*What needs to be done*:
Output exactly the lines from the first line of the records below through the line containing "ha='right', rotation_mode='anchor', fontsize=18)", both included, leaving out any pictures.

# START OF Records for the exercise

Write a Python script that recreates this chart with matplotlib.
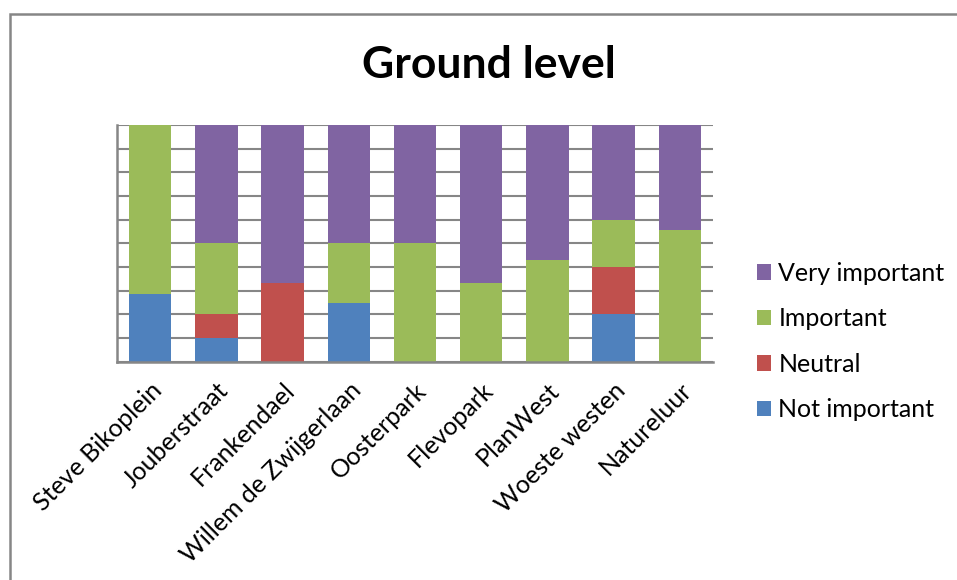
import matplotlib.pyplot as plt
from matplotlib.patches import Rectangle
import numpy as np

# Survey answers per location, in percent of respondents
locations = ["Steve Bikoplein", "Jouberstraat", "Frankendael", "Willem de Zwijgerlaan",
             "Oosterpark", "Flevopark", "PlanWest", "Woeste westen", "Natureluur"]
not_important = [28.6, 10, 0, 25, 0, 0, 0, 20, 0]
neutral = [0, 10, 33.3, 0, 0, 0, 0, 20, 0]
important = [71.4, 30, 0, 25, 50, 33.3, 42.9, 20, 55.6]
very_important = [0, 50, 66.7, 50, 50, 66.7, 57.1, 40, 44.4]

series = [("Not important", not_important, "#4f81bd"),
          ("Neutral", neutral, "#c0504d"),
          ("Important", important, "#9bbb59"),
          ("Very important", very_important, "#8064a2")]

plt.rcParams['font.family'] = ['Lato', 'DejaVu Sans']

fig = plt.figure(figsize=(9.57, 5.80), dpi=100)
ax = fig.add_axes([117 / 957, 1 - 361.7 / 580, 596 / 957, 236.7 / 580])

x = np.arange(len(locations))
bottom = np.zeros(len(locations))
for name, vals, color in series:
    ax.bar(x, vals, width=0.64, bottom=bottom, color=color, label=name, zorder=3)
    bottom += np.array(vals)

ax.set_xlim(-0.5, len(locations) - 0.5)
ax.set_ylim(0, 100)
ax.set_yticks(np.arange(0, 101, 10))
ax.set_yticklabels([])
ax.tick_params(axis='y', length=0)
ax.tick_params(axis='x', length=0, pad=12)
ax.grid(axis='y', color='#868686', linewidth=1.5, zorder=0)
for side in ['top', 'right']:
    ax.spines[side].set_visible(False)
for side in ['left', 'bottom']:
    ax.spines[side].set_color('#868686')
    ax.spines[side].set_linewidth(1.8)
    ax.spines[side].set_zorder(4)

ax.set_xticks(x)
ax.set_xticklabels(locations, rotation=45, ha='right', rotation_mode='anchor', fontsize=18)

fig.text(489 / 957, 1 - 65 / 580, "Ground level", ha='center', va='center',
         fontsize=32, fontweight='bold')

handles, labels = ax.get_legend_handles_labels()
ax.legend(handles[::-1], labels[::-1], loc='center left', bbox_to_anchor=(757 / 957, 1 - 341.5 / 580),
          bbox_transform=fig.transFigure, frameon=False, fontsize=18,
          handlelength=0.56, handleheight=0.56, handletextpad=0.3, labelspacing=0.9,
          borderaxespad=0, borderpad=0)

# chart frame
fig.patches.append(Rectangle((9.5 / 957, -0.1), 1.2, 1 + 0.1 - 14.5 / 580, transform=fig.transFigure,
                             fill=False, edgecolor='#868686', linewidth=1.8))

fig.savefig("out.png", dpi=100, facecolor='white')
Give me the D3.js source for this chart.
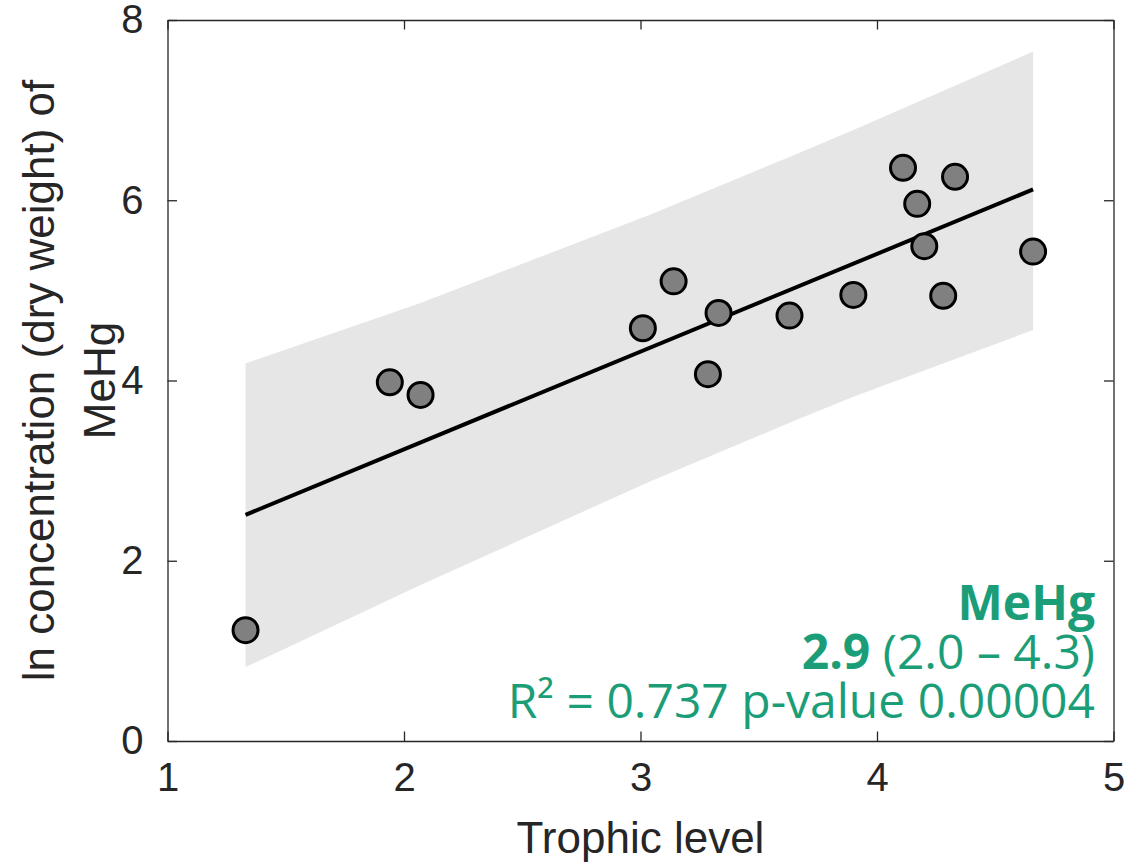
<!DOCTYPE html>
<html>
<head>
<meta charset="utf-8">
<script src="https://cdn.jsdelivr.net/npm/d3@7"></script>
<style>
  html, body { margin: 0; padding: 0; background: #fff; }
  svg { display: block; }
</style>
</head>
<body>
<svg id="chart" width="1146" height="866"></svg>
<script>
// ---- data ----
const trophicLevel = [1.33, 1.94, 2.07, 3.01, 3.14, 3.285, 3.33, 3.63, 3.90, 4.11, 4.17, 4.20, 4.28, 4.33, 4.66];
const mehgLn       = [1.23, 3.98, 3.84, 4.58, 5.10, 4.07, 4.75, 4.72, 4.95, 6.36, 5.96, 5.49, 4.94, 6.26, 5.43];

const fitX = [1.33, 4.66];
const fitY = [2.51, 6.12];

const bandX     = [1.33, 2.07, 3.04, 3.63, 3.90, 4.66];
const bandUpper = [4.19, 4.86, 5.84, 6.48, 6.78, 7.65];
const bandLower = [0.82, 1.73, 2.88, 3.53, 3.82, 4.56];

const xTicks = [1, 2, 3, 4, 5];
const yTicks = [0, 2, 4, 6, 8];

const xLabel = "Trophic level";
const yLabelLines = ["ln concentration (dry weight) of", "MeHg"];
const annoTitle = "MeHg";
const annoSlope = "2.9";
const annoCI = " (2.0 – 4.3)";
const annoStats = "R² = 0.737 p-value 0.00004";

// ---- layout ----
const svg = d3.select("#chart");
const pLeft = 167.5, pRight = 1113.5, pTop = 20, pBottom = 741;
const axisColor = "#262626";
const tickFont = "'Liberation Sans', Arial, sans-serif";

const x = d3.scaleLinear().domain([1, 5]).range([pLeft, pRight]);
const y = d3.scaleLinear().domain([0, 8]).range([pBottom, pTop]);

// band
const bandData = bandX.map((d, i) => ({x: d, lo: bandLower[i], hi: bandUpper[i]}));
svg.append("path")
  .datum(bandData)
  .attr("fill", "#e6e6e6")
  .attr("stroke", "none")
  .attr("d", d3.area().x(d => x(d.x)).y0(d => y(d.lo)).y1(d => y(d.hi)));

// fit line
svg.append("path")
  .datum(fitX.map((d, i) => [d, fitY[i]]))
  .attr("fill", "none")
  .attr("stroke", "#000")
  .attr("stroke-width", 4)
  .attr("d", d3.line().x(d => x(d[0])).y(d => y(d[1])));

// points
svg.append("g").selectAll("circle")
  .data(trophicLevel.map((d, i) => [d, mehgLn[i]]))
  .join("circle")
  .attr("cx", d => x(d[0]))
  .attr("cy", d => y(d[1]))
  .attr("r", 12.5)
  .attr("fill", "#808080")
  .attr("stroke", "#000")
  .attr("stroke-width", 3);

// axes (box with inward ticks)
const tickLen = 9.5;
function styleAxis(g) {
  g.selectAll(".domain").attr("stroke", axisColor).attr("stroke-width", 1.3);
  g.selectAll(".tick line").attr("stroke", axisColor).attr("stroke-width", 1.3);
  g.selectAll(".tick text").attr("fill", axisColor)
    .style("font-family", tickFont).style("font-size", "40px");
}
svg.append("g").attr("transform", `translate(0,${pBottom})`)
  .call(d3.axisBottom(x).tickValues(xTicks).tickFormat(d3.format("d"))
        .tickSizeInner(-tickLen).tickSizeOuter(0).tickPadding(22))
  .call(styleAxis);
svg.append("g").attr("transform", `translate(0,${pTop})`)
  .call(d3.axisTop(x).tickValues(xTicks).tickFormat("")
        .tickSizeInner(-tickLen).tickSizeOuter(0))
  .call(styleAxis);
svg.append("g").attr("transform", `translate(${pLeft},0)`)
  .call(d3.axisLeft(y).tickValues(yTicks).tickFormat(d3.format("d"))
        .tickSizeInner(-tickLen).tickSizeOuter(0).tickPadding(24))
  .call(styleAxis);
svg.append("g").attr("transform", `translate(${pRight},0)`)
  .call(d3.axisRight(y).tickValues(yTicks).tickFormat("")
        .tickSizeInner(-tickLen).tickSizeOuter(0))
  .call(styleAxis);

// axis titles
svg.append("text")
  .attr("x", (pLeft + pRight) / 2).attr("y", 853)
  .attr("text-anchor", "middle")
  .attr("fill", axisColor)
  .style("font-family", tickFont).style("font-size", "44px")
  .text(xLabel);

const yl = svg.append("text")
  .attr("transform", `translate(54,${(pTop + pBottom) / 2}) rotate(-90)`)
  .attr("text-anchor", "middle")
  .attr("fill", axisColor)
  .style("font-family", tickFont).style("font-size", "44px");
yLabelLines.forEach((t, i) => {
  yl.append("tspan").attr("x", 0).attr("y", i * 61).text(t);
});

// annotation
const annoFont = "'Open Sans', 'Noto Sans', sans-serif";
const green = "#1b9e77";
const ax = 1095;
svg.append("text").attr("x", ax).attr("y", 620).attr("text-anchor", "end")
  .attr("fill", green).style("font-family", annoFont).style("font-size", "48px")
  .style("font-weight", "bold").text(annoTitle);
const l2 = svg.append("text").attr("x", ax).attr("y", 669).attr("text-anchor", "end")
  .attr("fill", green).style("font-family", annoFont).style("font-size", "48px");
l2.append("tspan").style("font-weight", "bold").text(annoSlope);
l2.append("tspan").text(annoCI);
svg.append("text").attr("x", ax).attr("y", 718).attr("text-anchor", "end")
  .attr("fill", green).style("font-family", annoFont).style("font-size", "48px")
  .text(annoStats);
</script>
</body>
</html>
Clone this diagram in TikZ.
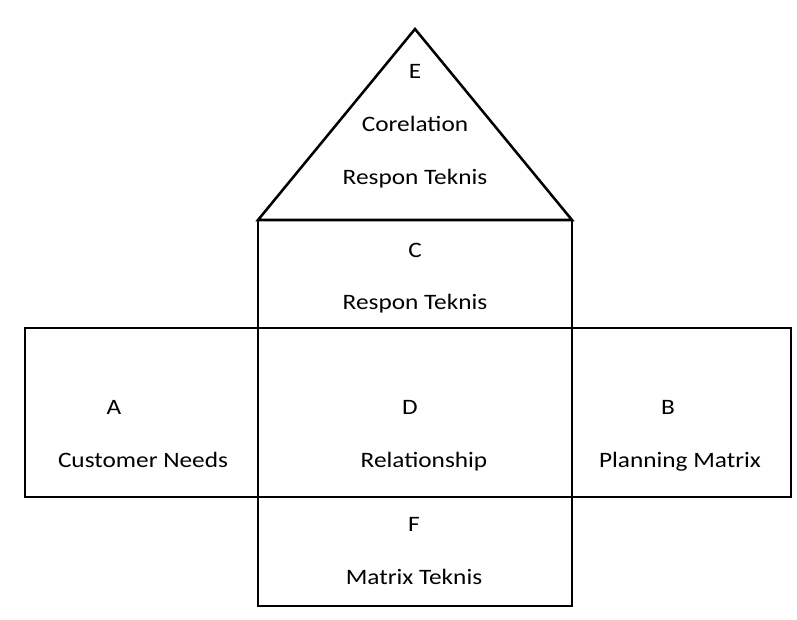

# END OF Records for the exercise

*Answer to this problem*:
Write a Python script that recreates this chart with matplotlib.
import matplotlib.pyplot as plt
from matplotlib.patches import Rectangle
import numpy as np

# Survey answers per location, in percent of respondents
locations = ["Steve Bikoplein", "Jouberstraat", "Frankendael", "Willem de Zwijgerlaan",
             "Oosterpark", "Flevopark", "PlanWest", "Woeste westen", "Natureluur"]
not_important = [28.6, 10, 0, 25, 0, 0, 0, 20, 0]
neutral = [0, 10, 33.3, 0, 0, 0, 0, 20, 0]
important = [71.4, 30, 0, 25, 50, 33.3, 42.9, 20, 55.6]
very_important = [0, 50, 66.7, 50, 50, 66.7, 57.1, 40, 44.4]

series = [("Not important", not_important, "#4f81bd"),
          ("Neutral", neutral, "#c0504d"),
          ("Important", important, "#9bbb59"),
          ("Very important", very_important, "#8064a2")]

plt.rcParams['font.family'] = ['Lato', 'DejaVu Sans']

fig = plt.figure(figsize=(9.57, 5.80), dpi=100)
ax = fig.add_axes([117 / 957, 1 - 361.7 / 580, 596 / 957, 236.7 / 580])

x = np.arange(len(locations))
bottom = np.zeros(len(locations))
for name, vals, color in series:
    ax.bar(x, vals, width=0.64, bottom=bottom, color=color, label=name, zorder=3)
    bottom += np.array(vals)

ax.set_xlim(-0.5, len(locations) - 0.5)
ax.set_ylim(0, 100)
ax.set_yticks(np.arange(0, 101, 10))
ax.set_yticklabels([])
ax.tick_params(axis='y', length=0)
ax.tick_params(axis='x', length=0, pad=12)
ax.grid(axis='y', color='#868686', linewidth=1.5, zorder=0)
for side in ['top', 'right']:
    ax.spines[side].set_visible(False)
for side in ['left', 'bottom']:
    ax.spines[side].set_color('#868686')
    ax.spines[side].set_linewidth(1.8)
    ax.spines[side].set_zorder(4)

ax.set_xticks(x)
ax.set_xticklabels(locations, rotation=45, ha='right', rotation_mode='anchor', fontsize=18)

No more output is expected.